生活者の目線で日本の政治社会の有様を綴る

スケッチブック30(マックスウエーバー)

2018-12-13 13:34:15 | 日記
12月13日(木)
 古い新聞記事はとっておくものだ。平成14年の中日新聞に、羽入辰郎さんの寄稿文があった。採ってあったということは当時関心を持ったからだろうが、すっかり忘れていた。忘れていたものでも再見すればなにがしかの記憶の断片が蘇るものだが、それさえもない。もし今日他の新聞に寄稿文が載っていて読んだとしたら、今日が初見だと記憶してしまうことであろう。
 寄稿文の内容は、ウエーバーの「プロテスタンティズムの倫理と資本主義の精神」は、ウエーバーがでっち上げた資料に基づいて、書かれているというものである。吃驚してネットで検索してみたが、どうも事実のようである。反論としては、資料の不透明さは仮にそうだとしてもウエーバーの卓見は色褪せない、そんなものである。更に東大学派からの羽入さんへの出版妨害もあったようで、まるでマルコポーロ日本版といったところである。
 私も若い頃に「プロ倫」は読むべき本だ、世界が分かる本かも知れないと期待して、一応読んでは見たが、さっぱり分からなかった。資本主義という社会制度も、決して経済的要請だけから発生するものではなく、人間の思考形態が作用してこそ出来るものだ、そんな事が言いたいのだろうとは見当づけたが、具体的にプロテスタンティズムがどう資本主義の形成に作用したのかという肝心の所は、何度読んでもさっぱり分からなかった。でっち上げた資料に依っていたのだとしたら、ウエーバーに自分の考えを同調させない限り、分る筈もなかったことだ。

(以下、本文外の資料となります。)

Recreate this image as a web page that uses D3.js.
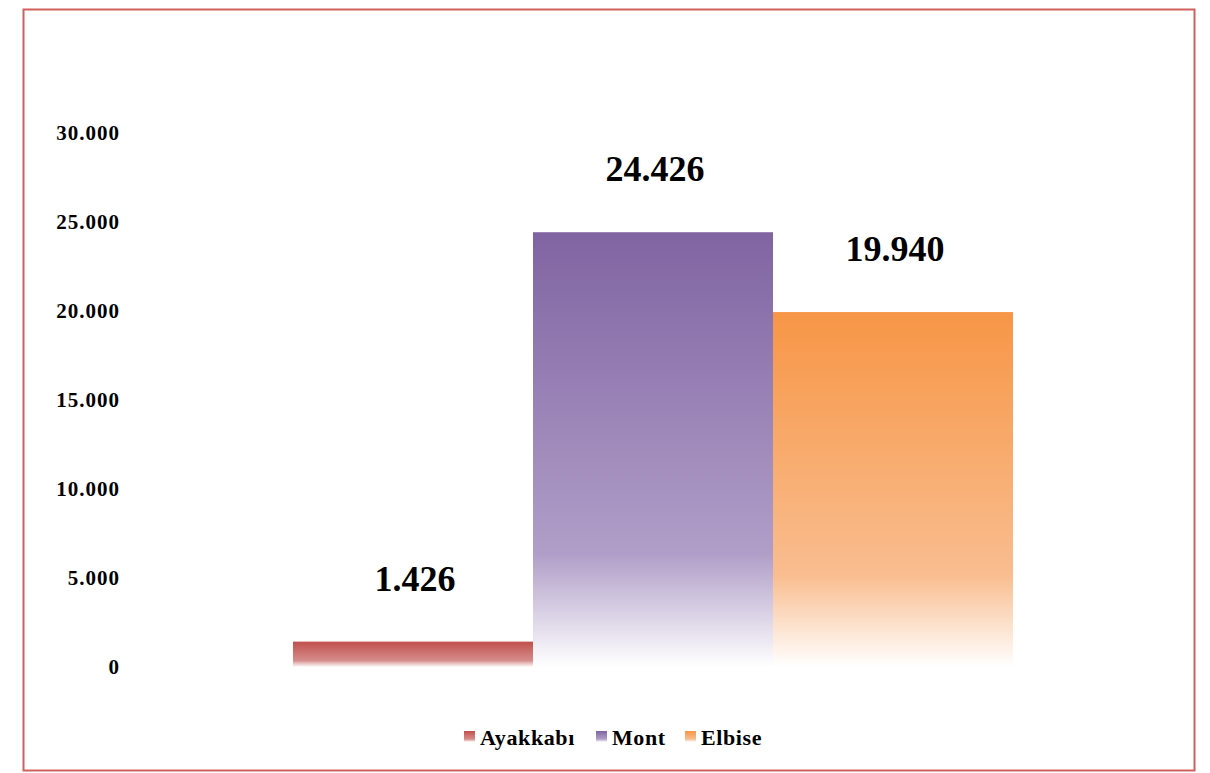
<!DOCTYPE html>
<html><head><meta charset="utf-8">
<script src="https://cdn.jsdelivr.net/npm/d3@7"></script>
<style>body{margin:0;background:#fff}svg{display:block}</style>
</head><body>
<svg id="c" width="1210" height="773"></svg>
<script>
const series = ["Ayakkabı", "Mont", "Elbise"];
const values = [1426, 24426, 19940];
const tickValues = [0, 5000, 10000, 15000, 20000, 25000, 30000];
const tickLabels = ["0", "5.000", "10.000", "15.000", "20.000", "25.000", "30.000"];
const colorsTop = ["#c0504d", "#8064a2", "#f79646"];
const colorsMid = ["#d58c8a", "#b09ec8", "#f9bd8f"];

const svg = d3.select("#c");
svg.append("rect").attr("x", 23.5).attr("y", 9.5).attr("width", 1171).attr("height", 761)
  .attr("fill", "#fff").attr("stroke", "#d0605e").attr("stroke-width", 2);

const defs = svg.append("defs");
series.forEach((s, i) => {
  const g = defs.append("linearGradient").attr("id", "g" + i)
    .attr("x1", 0).attr("y1", 0).attr("x2", 0).attr("y2", 1);
  g.append("stop").attr("offset", "0").attr("stop-color", colorsTop[i]);
  g.append("stop").attr("offset", "0.74").attr("stop-color", colorsMid[i]);
  g.append("stop").attr("offset", "1").attr("stop-color", "#ffffff");
});

const y = d3.scaleLinear().domain([0, 30000]).range([667, 133]);
const x = d3.scaleBand().domain(series).range([293, 1013]).paddingInner(0).paddingOuter(0);

const fmt = (v) => d3.format(",")(v).replace(/,/g, ".");
const serif = "'Liberation Serif', 'Times New Roman', serif";

// y axis labels
const yAxis = d3.axisLeft(y).tickValues(tickValues).tickSize(0).tickPadding(0)
  .tickFormat((d, i) => tickLabels[i]);
const ag = svg.append("g").attr("transform", "translate(120,0)").call(yAxis);
ag.select(".domain").remove();
ag.selectAll("text").attr("font-family", serif)
  .attr("font-weight", "bold").attr("font-size", 21).attr("letter-spacing", 1)
  .attr("fill", "#000").attr("dy", "0.3em");

// bars
svg.append("g").selectAll("rect").data(values).join("rect")
  .attr("x", (d, i) => x(series[i]))
  .attr("y", d => y(d))
  .attr("width", x.bandwidth())
  .attr("height", d => y(0) - y(d))
  .attr("fill", (d, i) => `url(#g${i})`);

// value labels
svg.append("g").selectAll("text").data(values).join("text")
  .attr("x", (d, i) => x(series[i]) + x.bandwidth() / 2 + 2)
  .attr("y", d => y(d) - 51)
  .attr("text-anchor", "middle")
  .attr("font-family", serif)
  .attr("font-weight", "bold").attr("font-size", 36).attr("fill", "#000")
  .text(d => fmt(d));

// legend
const legX = [464, 596, 685];
const leg = svg.append("g");
series.forEach((s, i) => {
  leg.append("rect").attr("x", legX[i]).attr("y", 731).attr("width", 11).attr("height", 11)
    .attr("fill", `url(#g${i})`);
  leg.append("text").attr("x", legX[i] + 16).attr("y", 745)
    .attr("font-family", serif)
    .attr("font-weight", "bold").attr("font-size", 22).attr("letter-spacing", 0.6)
    .attr("fill", "#000").text(s);
});
</script>
</body></html>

 大学時代に、社会科学なんて科学ではないですよ、と言う先生がいた。何を老いぼれがと反発を覚えたが、今では先生が正しかったかもしれないと考えるようになった。この本もウエーバーの思想書だと思えばよい。ほかの人より多少広く世間を見て帰納したことを、科学と称して発表したのであろう。もし社会事象を完璧に帰納することが出来ればそれは科学と呼んで差し支えないと思うが、恐らくその帰納物は全く読むに堪える論理性を持たない、茫漠としたものになってしまうのではないか。社会科学者と称する輩は人を感心させる理論を導くために、世界の事柄から種々の帰納をする。その帰納物を叙述発表することが命なのだから、広い世界には何処かで叙述物と矛盾する事柄も出てこよう、従って一定の所で資料の無視とかでっち上げに走らざるを得ない宿命を持っている存在なのではないか。だからこれは俺が世界を見た感想文だと言っておくのが、本当の学者というものかもしれない。
 「プロ倫」に関しては、もし本当にウエーバーが資料をでっち上げて結論を導いているとしたら、その結論は信用できない、もしくは、西洋の資本主義形成は結論の通りらしくに一見見える、そう評価しなおすのが正しいと思う。